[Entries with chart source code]
>> BEGIN

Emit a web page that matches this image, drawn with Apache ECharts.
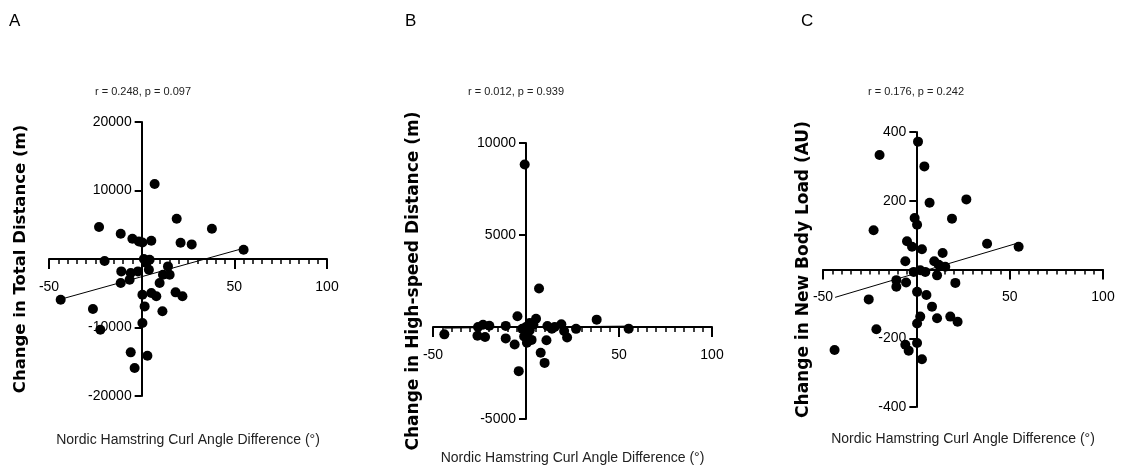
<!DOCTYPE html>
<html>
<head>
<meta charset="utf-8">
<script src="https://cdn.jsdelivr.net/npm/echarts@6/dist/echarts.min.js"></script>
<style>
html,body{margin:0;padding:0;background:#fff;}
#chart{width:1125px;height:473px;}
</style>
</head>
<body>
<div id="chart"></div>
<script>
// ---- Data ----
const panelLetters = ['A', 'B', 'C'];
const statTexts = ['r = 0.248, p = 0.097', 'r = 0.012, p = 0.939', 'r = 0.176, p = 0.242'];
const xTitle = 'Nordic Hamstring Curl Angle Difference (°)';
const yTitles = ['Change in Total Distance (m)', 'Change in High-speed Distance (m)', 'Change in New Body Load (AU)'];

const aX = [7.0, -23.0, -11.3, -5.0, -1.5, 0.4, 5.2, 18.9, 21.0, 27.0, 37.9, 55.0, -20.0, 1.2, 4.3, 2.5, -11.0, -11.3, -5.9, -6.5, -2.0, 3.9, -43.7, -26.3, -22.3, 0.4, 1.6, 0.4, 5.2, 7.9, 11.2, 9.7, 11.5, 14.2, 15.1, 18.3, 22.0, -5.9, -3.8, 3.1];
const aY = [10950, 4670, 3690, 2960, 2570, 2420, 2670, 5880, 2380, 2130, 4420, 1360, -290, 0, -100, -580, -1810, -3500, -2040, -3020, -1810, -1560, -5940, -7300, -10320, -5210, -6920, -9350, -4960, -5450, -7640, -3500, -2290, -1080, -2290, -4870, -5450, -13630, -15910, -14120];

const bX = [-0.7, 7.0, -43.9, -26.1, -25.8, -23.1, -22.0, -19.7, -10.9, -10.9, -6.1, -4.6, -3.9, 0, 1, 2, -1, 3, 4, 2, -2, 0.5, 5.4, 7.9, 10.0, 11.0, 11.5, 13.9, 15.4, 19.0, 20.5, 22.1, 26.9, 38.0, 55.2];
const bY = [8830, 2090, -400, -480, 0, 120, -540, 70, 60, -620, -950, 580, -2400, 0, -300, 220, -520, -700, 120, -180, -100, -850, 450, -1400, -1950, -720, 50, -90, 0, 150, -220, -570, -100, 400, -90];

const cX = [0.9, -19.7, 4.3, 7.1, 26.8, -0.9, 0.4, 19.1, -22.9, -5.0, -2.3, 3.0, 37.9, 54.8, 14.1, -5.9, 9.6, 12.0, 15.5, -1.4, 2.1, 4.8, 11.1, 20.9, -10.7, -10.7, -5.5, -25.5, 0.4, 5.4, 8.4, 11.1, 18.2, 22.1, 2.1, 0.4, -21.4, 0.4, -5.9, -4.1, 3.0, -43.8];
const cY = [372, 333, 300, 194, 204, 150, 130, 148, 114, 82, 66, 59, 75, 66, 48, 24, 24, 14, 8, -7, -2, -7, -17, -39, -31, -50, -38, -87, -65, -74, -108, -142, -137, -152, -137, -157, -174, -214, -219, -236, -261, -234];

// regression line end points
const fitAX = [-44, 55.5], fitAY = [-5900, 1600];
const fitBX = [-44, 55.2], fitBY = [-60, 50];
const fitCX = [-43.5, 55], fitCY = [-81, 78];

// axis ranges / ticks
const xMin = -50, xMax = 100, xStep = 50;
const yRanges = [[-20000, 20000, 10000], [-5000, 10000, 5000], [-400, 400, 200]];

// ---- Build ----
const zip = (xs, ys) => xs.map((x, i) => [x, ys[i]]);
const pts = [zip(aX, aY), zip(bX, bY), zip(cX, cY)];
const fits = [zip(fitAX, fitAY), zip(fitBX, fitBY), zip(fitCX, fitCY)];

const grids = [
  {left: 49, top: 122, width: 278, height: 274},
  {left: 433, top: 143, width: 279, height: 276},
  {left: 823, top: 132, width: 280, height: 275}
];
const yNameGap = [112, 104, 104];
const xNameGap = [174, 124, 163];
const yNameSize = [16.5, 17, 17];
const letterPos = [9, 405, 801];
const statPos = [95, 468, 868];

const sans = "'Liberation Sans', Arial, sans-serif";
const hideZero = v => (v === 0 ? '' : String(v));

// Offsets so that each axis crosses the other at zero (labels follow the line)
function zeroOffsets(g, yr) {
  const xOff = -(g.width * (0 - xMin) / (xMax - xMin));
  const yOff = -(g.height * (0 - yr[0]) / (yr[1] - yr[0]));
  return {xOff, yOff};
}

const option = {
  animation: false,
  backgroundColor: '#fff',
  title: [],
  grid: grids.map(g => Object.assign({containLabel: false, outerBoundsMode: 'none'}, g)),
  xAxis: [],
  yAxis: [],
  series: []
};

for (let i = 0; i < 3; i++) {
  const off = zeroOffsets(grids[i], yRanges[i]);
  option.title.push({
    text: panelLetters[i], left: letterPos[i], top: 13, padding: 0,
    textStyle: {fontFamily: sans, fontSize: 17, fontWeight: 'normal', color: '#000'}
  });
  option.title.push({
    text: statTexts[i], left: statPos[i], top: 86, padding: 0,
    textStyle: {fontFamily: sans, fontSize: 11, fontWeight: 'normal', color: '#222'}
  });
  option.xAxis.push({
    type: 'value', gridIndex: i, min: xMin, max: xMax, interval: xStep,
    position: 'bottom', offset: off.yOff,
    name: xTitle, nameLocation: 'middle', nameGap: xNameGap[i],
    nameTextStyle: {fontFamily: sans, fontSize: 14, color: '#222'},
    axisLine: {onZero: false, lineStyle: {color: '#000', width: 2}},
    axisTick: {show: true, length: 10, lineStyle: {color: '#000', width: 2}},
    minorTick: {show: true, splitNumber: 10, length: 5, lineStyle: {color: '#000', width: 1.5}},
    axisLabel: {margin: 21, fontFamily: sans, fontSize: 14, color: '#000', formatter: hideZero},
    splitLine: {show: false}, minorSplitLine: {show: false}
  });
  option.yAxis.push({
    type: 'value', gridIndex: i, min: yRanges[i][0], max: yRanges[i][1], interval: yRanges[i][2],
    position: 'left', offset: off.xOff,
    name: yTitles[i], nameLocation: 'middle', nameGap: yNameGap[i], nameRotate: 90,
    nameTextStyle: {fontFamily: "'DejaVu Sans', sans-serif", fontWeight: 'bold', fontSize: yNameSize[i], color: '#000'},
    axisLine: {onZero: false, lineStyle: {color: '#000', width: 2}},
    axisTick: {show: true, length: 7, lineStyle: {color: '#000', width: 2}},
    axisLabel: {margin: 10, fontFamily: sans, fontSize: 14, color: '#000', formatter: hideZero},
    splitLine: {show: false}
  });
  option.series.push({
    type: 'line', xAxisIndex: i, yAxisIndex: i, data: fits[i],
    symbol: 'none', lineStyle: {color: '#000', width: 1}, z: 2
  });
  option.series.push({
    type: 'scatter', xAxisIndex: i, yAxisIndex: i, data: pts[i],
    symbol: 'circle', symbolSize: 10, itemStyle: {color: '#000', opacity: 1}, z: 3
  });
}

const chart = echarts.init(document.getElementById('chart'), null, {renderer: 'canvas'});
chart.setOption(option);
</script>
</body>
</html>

>> END
>> BEGIN

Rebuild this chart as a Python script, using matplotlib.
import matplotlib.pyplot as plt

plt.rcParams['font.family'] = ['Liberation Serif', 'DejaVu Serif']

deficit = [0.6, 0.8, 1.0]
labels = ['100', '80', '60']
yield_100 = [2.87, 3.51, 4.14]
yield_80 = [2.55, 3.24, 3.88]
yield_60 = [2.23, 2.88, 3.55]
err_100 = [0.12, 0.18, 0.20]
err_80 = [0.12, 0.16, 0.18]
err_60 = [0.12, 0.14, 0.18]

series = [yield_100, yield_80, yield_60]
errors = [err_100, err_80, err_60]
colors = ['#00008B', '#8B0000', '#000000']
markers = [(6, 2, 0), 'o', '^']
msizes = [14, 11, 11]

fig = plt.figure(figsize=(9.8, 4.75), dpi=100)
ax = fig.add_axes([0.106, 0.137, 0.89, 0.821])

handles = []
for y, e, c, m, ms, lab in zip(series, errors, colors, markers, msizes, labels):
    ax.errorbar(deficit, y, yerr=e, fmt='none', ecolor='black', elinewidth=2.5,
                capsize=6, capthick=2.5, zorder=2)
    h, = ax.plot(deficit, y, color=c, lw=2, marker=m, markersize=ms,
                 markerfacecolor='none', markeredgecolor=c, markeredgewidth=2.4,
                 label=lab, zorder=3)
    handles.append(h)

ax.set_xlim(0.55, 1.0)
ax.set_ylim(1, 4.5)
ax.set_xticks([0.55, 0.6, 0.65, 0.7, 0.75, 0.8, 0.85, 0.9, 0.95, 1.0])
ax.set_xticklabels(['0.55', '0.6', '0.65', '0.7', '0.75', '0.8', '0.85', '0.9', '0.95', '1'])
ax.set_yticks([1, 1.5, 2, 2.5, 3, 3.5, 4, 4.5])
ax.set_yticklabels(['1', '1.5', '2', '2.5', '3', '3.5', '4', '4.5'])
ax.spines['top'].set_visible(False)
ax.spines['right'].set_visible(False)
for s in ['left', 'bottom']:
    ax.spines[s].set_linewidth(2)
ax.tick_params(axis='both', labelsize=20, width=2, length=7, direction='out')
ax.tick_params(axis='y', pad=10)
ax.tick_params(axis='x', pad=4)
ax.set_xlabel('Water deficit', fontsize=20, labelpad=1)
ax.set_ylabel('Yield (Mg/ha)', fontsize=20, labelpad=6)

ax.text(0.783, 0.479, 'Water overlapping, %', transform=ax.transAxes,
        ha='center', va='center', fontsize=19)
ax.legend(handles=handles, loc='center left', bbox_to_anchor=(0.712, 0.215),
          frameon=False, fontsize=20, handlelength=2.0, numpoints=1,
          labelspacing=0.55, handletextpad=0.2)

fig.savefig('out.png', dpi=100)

>> END

What is expected ▸
Proceeding from the line containing "Rebuild this chart" through the line containing "ax = fig.add_axes([0.106, 0.137, 0.89, 0.821])", transcribe the lines above exactly, both end lines included.

Exercise result ▸
Rebuild this chart as a Python script, using matplotlib.
import matplotlib.pyplot as plt

plt.rcParams['font.family'] = ['Liberation Serif', 'DejaVu Serif']

deficit = [0.6, 0.8, 1.0]
labels = ['100', '80', '60']
yield_100 = [2.87, 3.51, 4.14]
yield_80 = [2.55, 3.24, 3.88]
yield_60 = [2.23, 2.88, 3.55]
err_100 = [0.12, 0.18, 0.20]
err_80 = [0.12, 0.16, 0.18]
err_60 = [0.12, 0.14, 0.18]

series = [yield_100, yield_80, yield_60]
errors = [err_100, err_80, err_60]
colors = ['#00008B', '#8B0000', '#000000']
markers = [(6, 2, 0), 'o', '^']
msizes = [14, 11, 11]

fig = plt.figure(figsize=(9.8, 4.75), dpi=100)
ax = fig.add_axes([0.106, 0.137, 0.89, 0.821])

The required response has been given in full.